Part-time workers are usually paid in proportion to the time worked. But, as stated in the Labor Code, the contract may also provide for other payment options (Article 285 of the Labor Code of the Russian Federation). In this regard, it should be noted that the Ministry of Finance of Russia allows taking into account in the tax cost the cost of remuneration of part-time workers only within an amount not exceeding the official salary provided for in the staffing table (Letter of the Ministry of Finance of Russia dated February 1, 2007 N 03-03-06/ 1/50).

Note. An employment contract with a part-time worker can be terminated if a person is hired for whom it will be the main job (Article 288 of the Labor Code of the Russian Federation).

All guarantees and compensations established by the Labor Code are provided to part-time workers in full.

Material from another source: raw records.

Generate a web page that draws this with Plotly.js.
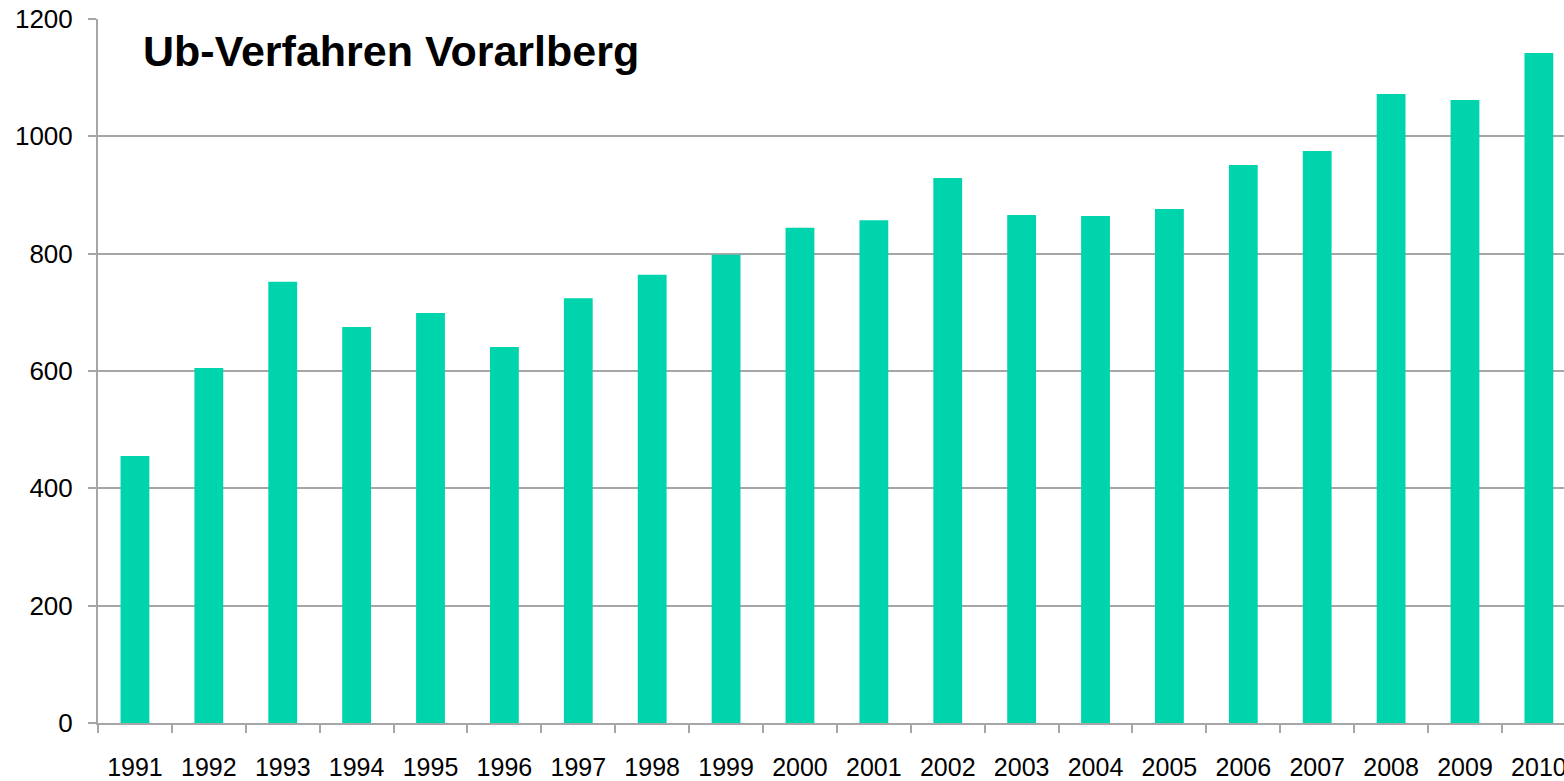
<!DOCTYPE html>
<html>
<head>
<meta charset="utf-8">
<script src="https://cdn.plot.ly/plotly-3.0.1.min.js"></script>
<style>html,body{margin:0;padding:0;background:#fff;}#chart{width:1564px;height:781px;}</style>
</head>
<body>
<div id="chart"></div>
<script>
const years = ["1991","1992","1993","1994","1995","1996","1997","1998","1999","2000","2001","2002","2003","2004","2005","2006","2007","2008","2009","2010"];
const verfahren = [455, 605, 752, 675, 699, 641, 724, 764, 798, 844, 857, 929, 866, 864, 876, 951, 975, 1072, 1062, 1142];
const titleText = "Ub-Verfahren Vorarlberg";
const yTicks = [0, 200, 400, 600, 800, 1000, 1200];

const grey = "#a6a6a6";
const trace = {
  type: "bar",
  x: years,
  y: verfahren,
  marker: {color: "#00d4ad", line: {width: 0}},
  hoverinfo: "x+y"
};
const layout = {
  width: 1564, height: 781,
  margin: {l: 98, r: 0, t: 19, b: 58, pad: 0},
  paper_bgcolor: "#fff", plot_bgcolor: "#fff",
  font: {family: "Liberation Sans, Arial, sans-serif", color: "#000"},
  showlegend: false,
  bargap: 0.61,
  xaxis: {
    type: "category",
    range: [-0.5, 19.34],
    showline: true, linecolor: grey, linewidth: 2,
    ticks: "outside", tickson: "boundaries", ticklen: 8, tickwidth: 2, tickcolor: grey,
    tickfont: {size: 25, color: "#000"},
    ticklabelstandoff: 21,
    showgrid: false, zeroline: false, fixedrange: true
  },
  yaxis: {
    range: [0, 1200],
    tickvals: yTicks,
    showline: true, linecolor: grey, linewidth: 2,
    ticks: "outside", ticklen: 8, tickwidth: 2, tickcolor: grey,
    tickfont: {size: 26, color: "#000"},
    ticklabelstandoff: 10,
    showgrid: true, gridcolor: grey, gridwidth: 2,
    zeroline: false, fixedrange: true
  },
  annotations: [{
    text: "<b>" + titleText + "</b>",
    xref: "paper", yref: "paper",
    x: 0.029, y: 0.954, xanchor: "left", yanchor: "middle",
    showarrow: false,
    font: {size: 43, color: "#000", family: "Liberation Sans, Arial, sans-serif"}
  }]
};
Plotly.newPlot("chart", [trace], layout, {displayModeBar: false, staticPlot: true});
</script>
</body>
</html>
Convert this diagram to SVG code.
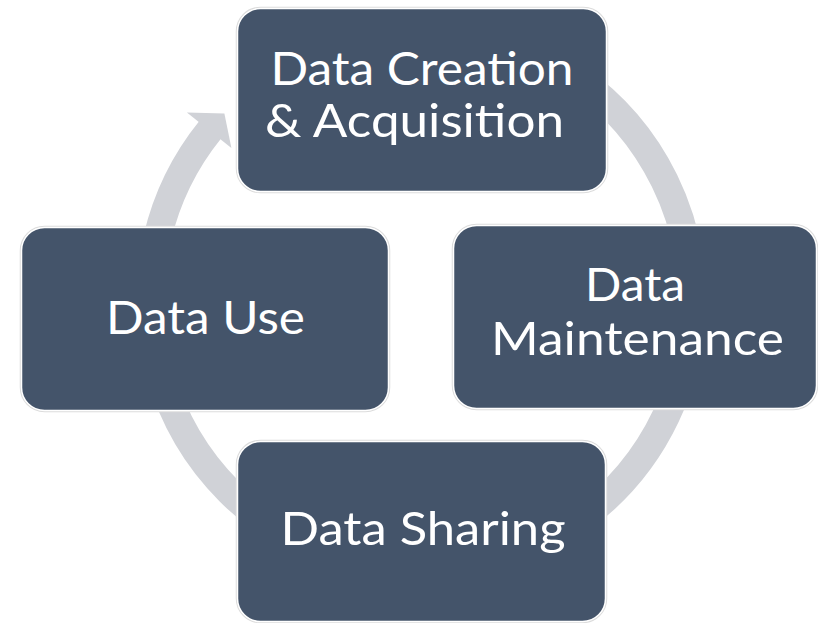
<svg xmlns="http://www.w3.org/2000/svg" width="818" height="623" viewBox="0 0 818 623">
  <style>
    .box-edge { fill: none; stroke: #DCDCDC; stroke-width: 3.5; }
    .box { fill: #44546A; stroke: #FFFFFF; stroke-width: 1.5; }
    .label { fill: #FFFFFF; font-family: Lato, "Open Sans", "Liberation Sans", sans-serif; font-size: 46px; }
    .ring { fill: none; stroke: #D0D2D7; stroke-width: 28; }
    .head { fill: #D0D2D7; }
  </style>
  <rect x="0" y="0" width="818" height="623" fill="#FFFFFF"/>
  <g id="connectors">
    <path class="ring" d="M 328.3 45.3 A 271 271 0 1 1 210.4 129.5"/>
    <polygon class="head" points="186.9,112.4 224.4,113.4 231.4,148.1"/>
  </g>
  <g id="node-creation">
    <rect class="box-edge" x="237.5" y="8.5" width="369" height="183" rx="23"/>
    <rect class="box" x="237.5" y="8.5" width="369" height="183" rx="23"/>
    <text class="label" x="270.5" y="85" textLength="303" lengthAdjust="spacingAndGlyphs">Data Creation</text>
    <text class="label" x="265" y="137" textLength="299" lengthAdjust="spacingAndGlyphs">&amp; Acquisition</text>
  </g>
  <g id="node-maintenance">
    <rect class="box-edge" x="453.5" y="225.5" width="363" height="183" rx="23"/>
    <rect class="box" x="453.5" y="225.5" width="363" height="183" rx="23"/>
    <text class="label" x="585" y="301" textLength="100" lengthAdjust="spacingAndGlyphs">Data</text>
    <text class="label" x="491" y="355" textLength="293" lengthAdjust="spacingAndGlyphs">Maintenance</text>
  </g>
  <g id="node-sharing">
    <rect class="box-edge" x="237.5" y="441.5" width="368" height="180" rx="23"/>
    <rect class="box" x="237.5" y="441.5" width="368" height="180" rx="23"/>
    <text class="label" x="280.5" y="545" textLength="285" lengthAdjust="spacingAndGlyphs">Data Sharing</text>
  </g>
  <g id="node-use">
    <rect class="box-edge" x="21.5" y="227.5" width="367" height="183" rx="23"/>
    <rect class="box" x="21.5" y="227.5" width="367" height="183" rx="23"/>
    <text class="label" x="106" y="334" textLength="199" lengthAdjust="spacingAndGlyphs">Data Use</text>
  </g>
</svg>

For example, sick leave and maternity leave are paid to an employee not only by the main employer, but also by the company where he works part-time (Article 13 of the Law of December 29, 2006 N 255-FZ "On provision of benefits for temporary disability, pregnancy and childbirth ").

The exception is “northern” guarantees and compensation, as well as those related to combining work and study. Such guarantees and compensation can only be obtained at the place of main work.

Part-time workers are also entitled to annual paid leave.

Moreover, simultaneously with vacation from the main job. If there it turns out to be longer, then at the “second” job the employee has the right to take leave without pay for the missing days. And if, by the time he goes on leave at his “first” job, the part-time worker has not yet worked at the “second” job for six months, the “second” employer provides him with paid leave in advance.